--- start of Records to process ---
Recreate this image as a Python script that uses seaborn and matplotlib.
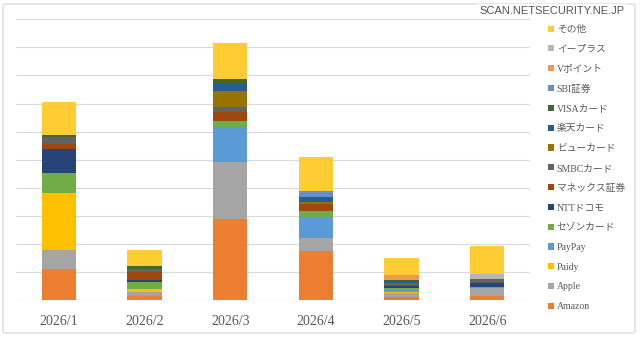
import matplotlib
matplotlib.use("Agg")
import matplotlib.pyplot as plt
import matplotlib.patches as mpatches
import seaborn as sns
import pandas as pd

months = ["2026/1", "2026/2", "2026/3", "2026/4", "2026/5", "2026/6"]

# stacking order bottom -> top
series = ["Amazon", "Apple", "Paidy", "PayPay", "セゾンカード", "NTTドコモ", "マネックス証券",
          "SMBCカード", "ビューカード", "楽天カード", "VISAカード", "SBI証券", "Vポイント",
          "イープラス", "その他"]

amazon   = [11.2, 1.4, 28.7, 17.5, 1.2, 1.4]
apple    = [6.5, 1.4, 20.6, 4.5, 1.4, 2.7]
paidy    = [20.3, 1.0, 0.0, 0.0, 0.35, 0.0]
paypay   = [0.0, 0.0, 12.2, 7.5, 0.6, 0.0]
saison   = [7.1, 2.7, 2.1, 2.3, 0.8, 0.6]
docomo   = [8.6, 0.6, 0.0, 0.0, 0.6, 1.2]
monex    = [2.0, 2.9, 3.2, 2.4, 0.3, 0.0]
smbc     = [2.4, 1.2, 1.8, 0.0, 0.8, 1.5]
view     = [0.0, 0.0, 5.9, 0.6, 0.0, 0.0]
rakuten  = [0.0, 0.0, 2.4, 2.0, 0.5, 0.0]
visa     = [0.7, 0.8, 1.8, 0.0, 0.7, 0.0]
sbi      = [0.0, 0.0, 0.0, 2.1, 0.0, 0.0]
vpoint   = [0.0, 0.0, 0.0, 0.0, 1.5, 0.0]
eplus    = [0.0, 0.0, 0.0, 0.0, 0.0, 1.7]
other    = [11.7, 5.9, 12.7, 11.9, 6.3, 10.2]

values = [amazon, apple, paidy, paypay, saison, docomo, monex, smbc, view, rakuten,
          visa, sbi, vpoint, eplus, other]

colors = ["#ED7D31", "#A5A5A5", "#FFC000", "#5B9BD5", "#70AD47", "#264478", "#9E480E",
          "#636363", "#997300", "#255E91", "#43682B", "#698ED0", "#F1975A", "#B7B7B7",
          "#FFCD33"]
palette = dict(zip(series, colors))

rows = []
for s, vals in zip(series, values):
    for i, v in enumerate(vals):
        rows.append({"pos": i, "series": s, "value": v})
df = pd.DataFrame(rows)

sns.set_theme(style="white")
plt.rcParams["font.family"] = ["Liberation Serif", "Noto Sans CJK JP", "DejaVu Sans"]

fig = plt.figure(figsize=(6.4, 3.37), dpi=100)
ax = fig.add_axes([16 / 640, 37 / 337, (530 - 16) / 640, (300 - 19.3) / 337])

for y in range(10, 101, 10):
    ax.axhline(y, color="#D9D9D9", lw=0.8, zorder=0)
ax.axhline(0, color="#D9D9D9", lw=0.9, zorder=0)

# first hue level ends up on top in seaborn stacking
sns.histplot(data=df, x="pos", weights="value", hue="series",
             hue_order=series[::-1], palette=palette, multiple="stack",
             discrete=True, shrink=0.4, alpha=1, linewidth=0, edgecolor="none",
             legend=False, ax=ax, zorder=2)

ax.set_xlim(-0.5, 5.5)
ax.set_ylim(0, 100)
ax.set_xticks(range(len(months)))
ax.set_xticklabels(months, fontsize=10, color="#595959")
ax.tick_params(axis="x", length=0, pad=11)
ax.set_yticks([])
ax.set_xlabel("")
ax.set_ylabel("")
for sp in ax.spines.values():
    sp.set_visible(False)

handles = [mpatches.Patch(facecolor=palette[s], edgecolor="none", label=s) for s in series[::-1]]
leg = fig.legend(handles=handles, loc="upper left", bbox_to_anchor=(548 / 640, 1 - 25 / 337),
                 frameon=False, fontsize=7, labelspacing=1.10, handlelength=0.6,
                 handleheight=0.6, handletextpad=0.3, borderaxespad=0, borderpad=0)
for t in leg.get_texts():
    t.set_color("#595959")

# chart border
fig.patches.append(mpatches.FancyBboxPatch((3 / 640, 4 / 337), 632 / 640, 329 / 337,
                                           boxstyle="round,pad=0,rounding_size=0.005",
                                           transform=fig.transFigure, fill=False,
                                           edgecolor="#D9D9D9", lw=0.9))

fig.text(625 / 640, 1 - 11 / 337, "SCAN.NETSECURITY.NE.JP", ha="right", va="center",
         fontsize=8, family=["Liberation Sans"], color="#555555",
         bbox=dict(facecolor="white", edgecolor="none", pad=1.5))

fig.savefig("out.png", dpi=100, facecolor="white")
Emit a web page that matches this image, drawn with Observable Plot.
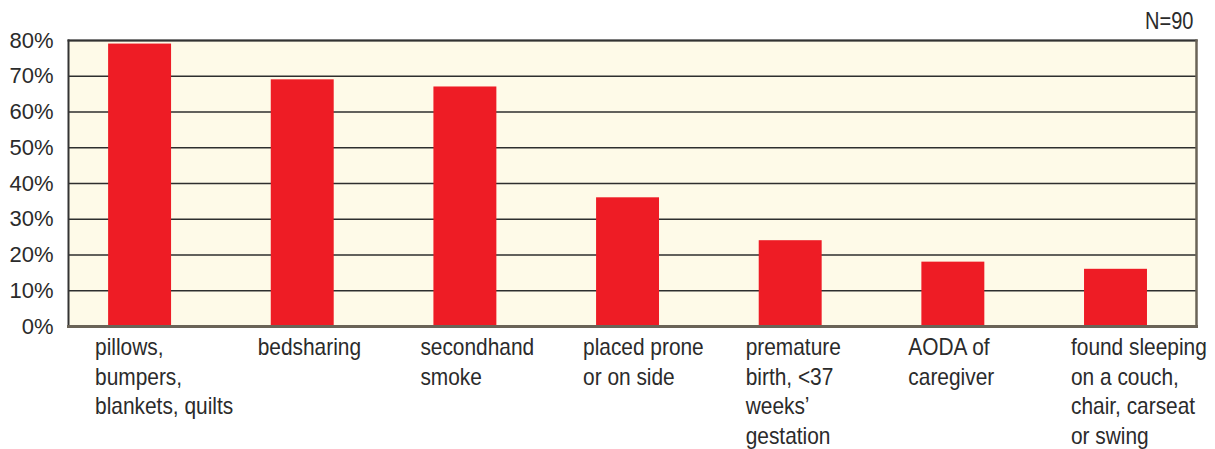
<!DOCTYPE html>
<html>
<head>
<meta charset="utf-8">
<script src="https://cdn.jsdelivr.net/npm/d3@7"></script>
<script src="https://cdn.jsdelivr.net/npm/@observablehq/plot@0.6"></script>
<style>
  html, body { margin: 0; padding: 0; background: #fff; }
  #chart { width: 1215px; height: 449px; }
</style>
</head>
<body>
<div id="chart"></div>
<script>
const categories = [
  "pillows,\nbumpers,\nblankets, quilts",
  "bedsharing",
  "secondhand\nsmoke",
  "placed prone\nor on side",
  "premature\nbirth, <37\nweeks’\ngestation",
  "AODA of\ncaregiver",
  "found sleeping\non a couch,\nchair, carseat\nor swing"
];
const values = [0.79, 0.69, 0.67, 0.36, 0.24, 0.18, 0.16];
const yTicks = [0, 0.1, 0.2, 0.3, 0.4, 0.5, 0.6, 0.7, 0.8];
const note = "N=90";

const data = categories.map((c, i) => ({category: c, value: values[i]}));

const FONT = "'Liberation Sans', Arial, sans-serif";
const chart = Plot.plot({
  width: 1215,
  height: 449,
  marginTop: 40,
  marginBottom: 123,
  marginLeft: 68,
  marginRight: 19,
  style: {fontFamily: FONT, fontSize: "22px", color: "#2b2b2b", background: "#fff"},
  x: {domain: categories, paddingInner: 0.613, paddingOuter: 0.274, align: 0.45, round: false, axis: null},
  y: {domain: [0, 0.8], axis: null},
  marks: [
    Plot.frame({fill: "#fefae8", stroke: null}),
    Plot.ruleY(yTicks, {stroke: "#2e2e2e", strokeWidth: 1.5}),
    Plot.barY(data, {x: "category", y: "value", fill: "#ee1c25"}),
    Plot.axisY(yTicks, {tickSize: 0, tickPadding: 15, tickFormat: d3.format(".0%"), fontSize: 22, fill: "#2b2b2b", label: null}),
    Plot.text(categories, {x: d => d, frameAnchor: "bottom", lineAnchor: "top", textAnchor: "start", dx: -45, dy: 8, lineHeight: 1.23, fontSize: 24, fill: "#2b2b2b", className: "narrow"}),
    Plot.text([note], {frameAnchor: "top-right", textAnchor: "end", lineAnchor: "bottom", dx: -3, dy: -12, fontSize: 23, fill: "#2b2b2b", className: "narrow"}),
    Plot.frame({anchor: "left", stroke: "#333", strokeWidth: 2}),
    Plot.frame({anchor: "top", stroke: "#333", strokeWidth: 2}),
    Plot.frame({anchor: "right", stroke: "#6a6357", strokeWidth: 2.5}),
    Plot.frame({anchor: "bottom", stroke: "#6a6357", strokeWidth: 3})
  ]
});
// Emulate the condensed typeface of the original by narrowing the text horizontally
chart.querySelectorAll("g.narrow text").forEach(t => {
  const tr = t.getAttribute("transform") || "";
  t.setAttribute("transform", (tr + " scale(0.87,1)").trim());
});
document.getElementById("chart").appendChild(chart);
</script>
</body>
</html>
--- end of Records to process ---
• _Problem to work on_: Every line above should be returned exactly; the pictures stay out.

• _Final result_:
Recreate this image as a Python script that uses seaborn and matplotlib.
import matplotlib
matplotlib.use("Agg")
import matplotlib.pyplot as plt
import matplotlib.patches as mpatches
import seaborn as sns
import pandas as pd

months = ["2026/1", "2026/2", "2026/3", "2026/4", "2026/5", "2026/6"]

# stacking order bottom -> top
series = ["Amazon", "Apple", "Paidy", "PayPay", "セゾンカード", "NTTドコモ", "マネックス証券",
          "SMBCカード", "ビューカード", "楽天カード", "VISAカード", "SBI証券", "Vポイント",
          "イープラス", "その他"]

amazon   = [11.2, 1.4, 28.7, 17.5, 1.2, 1.4]
apple    = [6.5, 1.4, 20.6, 4.5, 1.4, 2.7]
paidy    = [20.3, 1.0, 0.0, 0.0, 0.35, 0.0]
paypay   = [0.0, 0.0, 12.2, 7.5, 0.6, 0.0]
saison   = [7.1, 2.7, 2.1, 2.3, 0.8, 0.6]
docomo   = [8.6, 0.6, 0.0, 0.0, 0.6, 1.2]
monex    = [2.0, 2.9, 3.2, 2.4, 0.3, 0.0]
smbc     = [2.4, 1.2, 1.8, 0.0, 0.8, 1.5]
view     = [0.0, 0.0, 5.9, 0.6, 0.0, 0.0]
rakuten  = [0.0, 0.0, 2.4, 2.0, 0.5, 0.0]
visa     = [0.7, 0.8, 1.8, 0.0, 0.7, 0.0]
sbi      = [0.0, 0.0, 0.0, 2.1, 0.0, 0.0]
vpoint   = [0.0, 0.0, 0.0, 0.0, 1.5, 0.0]
eplus    = [0.0, 0.0, 0.0, 0.0, 0.0, 1.7]
other    = [11.7, 5.9, 12.7, 11.9, 6.3, 10.2]

values = [amazon, apple, paidy, paypay, saison, docomo, monex, smbc, view, rakuten,
          visa, sbi, vpoint, eplus, other]

colors = ["#ED7D31", "#A5A5A5", "#FFC000", "#5B9BD5", "#70AD47", "#264478", "#9E480E",
          "#636363", "#997300", "#255E91", "#43682B", "#698ED0", "#F1975A", "#B7B7B7",
          "#FFCD33"]
palette = dict(zip(series, colors))

rows = []
for s, vals in zip(series, values):
    for i, v in enumerate(vals):
        rows.append({"pos": i, "series": s, "value": v})
df = pd.DataFrame(rows)

sns.set_theme(style="white")
plt.rcParams["font.family"] = ["Liberation Serif", "Noto Sans CJK JP", "DejaVu Sans"]

fig = plt.figure(figsize=(6.4, 3.37), dpi=100)
ax = fig.add_axes([16 / 640, 37 / 337, (530 - 16) / 640, (300 - 19.3) / 337])

for y in range(10, 101, 10):
    ax.axhline(y, color="#D9D9D9", lw=0.8, zorder=0)
ax.axhline(0, color="#D9D9D9", lw=0.9, zorder=0)

# first hue level ends up on top in seaborn stacking
sns.histplot(data=df, x="pos", weights="value", hue="series",
             hue_order=series[::-1], palette=palette, multiple="stack",
             discrete=True, shrink=0.4, alpha=1, linewidth=0, edgecolor="none",
             legend=False, ax=ax, zorder=2)

ax.set_xlim(-0.5, 5.5)
ax.set_ylim(0, 100)
ax.set_xticks(range(len(months)))
ax.set_xticklabels(months, fontsize=10, color="#595959")
ax.tick_params(axis="x", length=0, pad=11)
ax.set_yticks([])
ax.set_xlabel("")
ax.set_ylabel("")
for sp in ax.spines.values():
    sp.set_visible(False)

handles = [mpatches.Patch(facecolor=palette[s], edgecolor="none", label=s) for s in series[::-1]]
leg = fig.legend(handles=handles, loc="upper left", bbox_to_anchor=(548 / 640, 1 - 25 / 337),
                 frameon=False, fontsize=7, labelspacing=1.10, handlelength=0.6,
                 handleheight=0.6, handletextpad=0.3, borderaxespad=0, borderpad=0)
for t in leg.get_texts():
    t.set_color("#595959")

# chart border
fig.patches.append(mpatches.FancyBboxPatch((3 / 640, 4 / 337), 632 / 640, 329 / 337,
                                           boxstyle="round,pad=0,rounding_size=0.005",
                                           transform=fig.transFigure, fill=False,
                                           edgecolor="#D9D9D9", lw=0.9))

fig.text(625 / 640, 1 - 11 / 337, "SCAN.NETSECURITY.NE.JP", ha="right", va="center",
         fontsize=8, family=["Liberation Sans"], color="#555555",
         bbox=dict(facecolor="white", edgecolor="none", pad=1.5))

fig.savefig("out.png", dpi=100, facecolor="white")
Emit a web page that matches this image, drawn with Observable Plot.
<!DOCTYPE html>
<html>
<head>
<meta charset="utf-8">
<script src="https://cdn.jsdelivr.net/npm/d3@7"></script>
<script src="https://cdn.jsdelivr.net/npm/@observablehq/plot@0.6"></script>
<style>
  html, body { margin: 0; padding: 0; background: #fff; }
  #chart { width: 1215px; height: 449px; }
</style>
</head>
<body>
<div id="chart"></div>
<script>
const categories = [
  "pillows,\nbumpers,\nblankets, quilts",
  "bedsharing",
  "secondhand\nsmoke",
  "placed prone\nor on side",
  "premature\nbirth, <37\nweeks’\ngestation",
  "AODA of\ncaregiver",
  "found sleeping\non a couch,\nchair, carseat\nor swing"
];
const values = [0.79, 0.69, 0.67, 0.36, 0.24, 0.18, 0.16];
const yTicks = [0, 0.1, 0.2, 0.3, 0.4, 0.5, 0.6, 0.7, 0.8];
const note = "N=90";

const data = categories.map((c, i) => ({category: c, value: values[i]}));

const FONT = "'Liberation Sans', Arial, sans-serif";
const chart = Plot.plot({
  width: 1215,
  height: 449,
  marginTop: 40,
  marginBottom: 123,
  marginLeft: 68,
  marginRight: 19,
  style: {fontFamily: FONT, fontSize: "22px", color: "#2b2b2b", background: "#fff"},
  x: {domain: categories, paddingInner: 0.613, paddingOuter: 0.274, align: 0.45, round: false, axis: null},
  y: {domain: [0, 0.8], axis: null},
  marks: [
    Plot.frame({fill: "#fefae8", stroke: null}),
    Plot.ruleY(yTicks, {stroke: "#2e2e2e", strokeWidth: 1.5}),
    Plot.barY(data, {x: "category", y: "value", fill: "#ee1c25"}),
    Plot.axisY(yTicks, {tickSize: 0, tickPadding: 15, tickFormat: d3.format(".0%"), fontSize: 22, fill: "#2b2b2b", label: null}),
    Plot.text(categories, {x: d => d, frameAnchor: "bottom", lineAnchor: "top", textAnchor: "start", dx: -45, dy: 8, lineHeight: 1.23, fontSize: 24, fill: "#2b2b2b", className: "narrow"}),
    Plot.text([note], {frameAnchor: "top-right", textAnchor: "end", lineAnchor: "bottom", dx: -3, dy: -12, fontSize: 23, fill: "#2b2b2b", className: "narrow"}),
    Plot.frame({anchor: "left", stroke: "#333", strokeWidth: 2}),
    Plot.frame({anchor: "top", stroke: "#333", strokeWidth: 2}),
    Plot.frame({anchor: "right", stroke: "#6a6357", strokeWidth: 2.5}),
    Plot.frame({anchor: "bottom", stroke: "#6a6357", strokeWidth: 3})
  ]
});
// Emulate the condensed typeface of the original by narrowing the text horizontally
chart.querySelectorAll("g.narrow text").forEach(t => {
  const tr = t.getAttribute("transform") || "";
  t.setAttribute("transform", (tr + " scale(0.87,1)").trim());
});
document.getElementById("chart").appendChild(chart);
</script>
</body>
</html>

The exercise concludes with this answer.